Après Hill House, Shirley Jackson compose encore We have always lived in the Castle (Nous avons toujours habité le Château — 1962), une nouvelle histoire de personnalité double, d’adolescente bizarre vivant dans des fantasmes de meurtre. Des critiques flatteuses saluent l’ouvrage. Mais les problèmes psychologiques, doublés de difficultés physiques, s’aggravent. Shirley Jackson est victime d’une dépression, traverse une phase de complète incapacité à écrire. Elle commence à se rétablir et reprend l’écriture quand, brutalement, elle meurt, le 8 août 1965.

Son mari a publié deux collections posthumes de textes divers, The Magic of Shirley Jackson (1966) et Come along with me (1968). Même si sa production dans le domaine fantastique n’a pas été énorme, Jackson y occupe une importance capitale. Elle appartient à cette dernière génération d’écrivains de formation essentiellement littéraire. Elle a posé, avec des auteurs comme Matheson, Bloch et Leiber, les fondations de l’horreur moderne.

* * *

Cet article, publié initialement sous une forme légèrement différente dans Manticora n°6, décembre 1990, a une dette énorme envers l’excellente biographie de Shirley Jackson écrite par Judy Oppenheimer, Private Demons: The Life of Shirley Jackson.

 

1 — «A goldfish giving birth to a porpoise» : le terme exact serait en français: poisson rouge. Mais l’image du poisson d’or est plus importante.

2 — Charlie est dédié à «Shirley Jackson, qui n’a jamais eu à élever le ton», un don que King peut envier.

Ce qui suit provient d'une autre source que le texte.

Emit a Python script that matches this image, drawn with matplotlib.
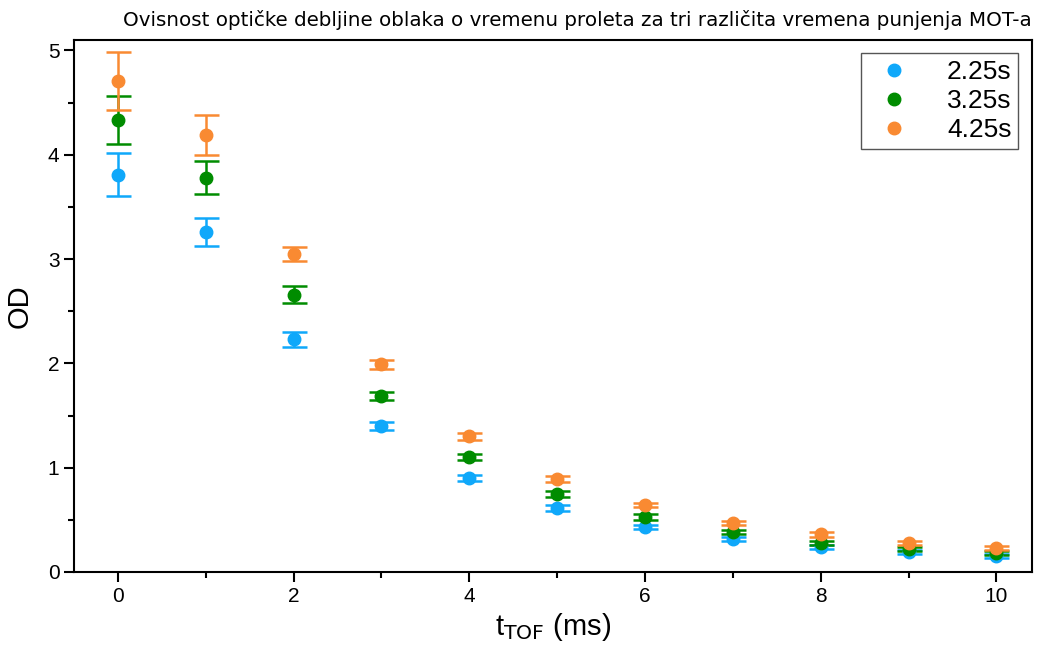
import numpy as np
import matplotlib.pyplot as plt
from matplotlib.ticker import MultipleLocator
from matplotlib.lines import Line2D

t = [0, 1, 2, 3, 4, 5, 6, 7, 8, 9, 10]
labels = ["2.25s", "3.25s", "4.25s"]
od_225 = [3.81, 3.26, 2.23, 1.40, 0.90, 0.61, 0.43, 0.32, 0.24, 0.19, 0.15]
err_225 = [0.21, 0.13, 0.07, 0.04, 0.03, 0.03, 0.02, 0.02, 0.02, 0.02, 0.02]
od_325 = [4.33, 3.78, 2.66, 1.69, 1.10, 0.75, 0.53, 0.38, 0.28, 0.22, 0.18]
err_325 = [0.23, 0.16, 0.08, 0.04, 0.03, 0.03, 0.03, 0.02, 0.02, 0.02, 0.02]
od_425 = [4.71, 4.19, 3.05, 1.99, 1.30, 0.89, 0.64, 0.47, 0.36, 0.28, 0.23]
err_425 = [0.28, 0.19, 0.07, 0.04, 0.03, 0.03, 0.02, 0.02, 0.02, 0.02, 0.02]
colors = ["#0fa8fa", "#008c00", "#f98a32"]

plt.rcParams['font.family'] = ['Liberation Sans', 'DejaVu Sans']

fig = plt.figure(figsize=(10.43, 6.46), dpi=100)
ax = fig.add_axes([0.071, 0.1146, 0.918, 0.8234])

for y, e, c in zip([od_225, od_325, od_425], [err_225, err_325, err_425], colors):
    ax.errorbar(t, y, yerr=e, fmt='o', color=c, ms=9, capsize=9, capthick=1.8,
                elinewidth=1.8)

ax.set_xlim(-0.5, 10.4)
ax.set_ylim(0, 5.1)
ax.xaxis.set_major_locator(MultipleLocator(2))
ax.xaxis.set_minor_locator(MultipleLocator(1))
ax.yaxis.set_major_locator(MultipleLocator(1))
ax.yaxis.set_minor_locator(MultipleLocator(0.5))
ax.tick_params(which='major', direction='out', length=7, width=1.5, labelsize=15)
ax.tick_params(which='minor', direction='out', length=4, width=1.5)
for s in ax.spines.values():
    s.set_linewidth(1.5)

ax.set_xlabel(r"t$_{\mathrm{TOF}}$ (ms)", fontsize=21, labelpad=4)
ax.set_ylabel("OD", fontsize=21, labelpad=10)
ax.set_title("Ovisnost optičke debljine oblaka o vremenu proleta za tri različita vremena punjenja MOT-a",
             fontsize=14.3, family='DejaVu Sans', loc='right', pad=10)

handles = [Line2D([], [], ls='none', marker='o', ms=9, color=c) for c in colors]
ax.legend(handles, labels, loc='upper right', fontsize=19, handletextpad=1.0,
          borderpad=0.25, labelspacing=0.2, fancybox=False, edgecolor='#555555',
          framealpha=1, borderaxespad=0.5)

fig.savefig("out.png", dpi=100)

3 — Ainsi le doute plane-t-il sur la personne que quitte Théo avant de venir à Hill House, le terme «A friend», employé par Jackson demeurant délibérément ambigu. Le film penche de façon à peine plus tranchée en faveur d’un lesbianisme de Théo. Des rapports troubles entre femmes sont fréquents dans les ouvrages de Jackson.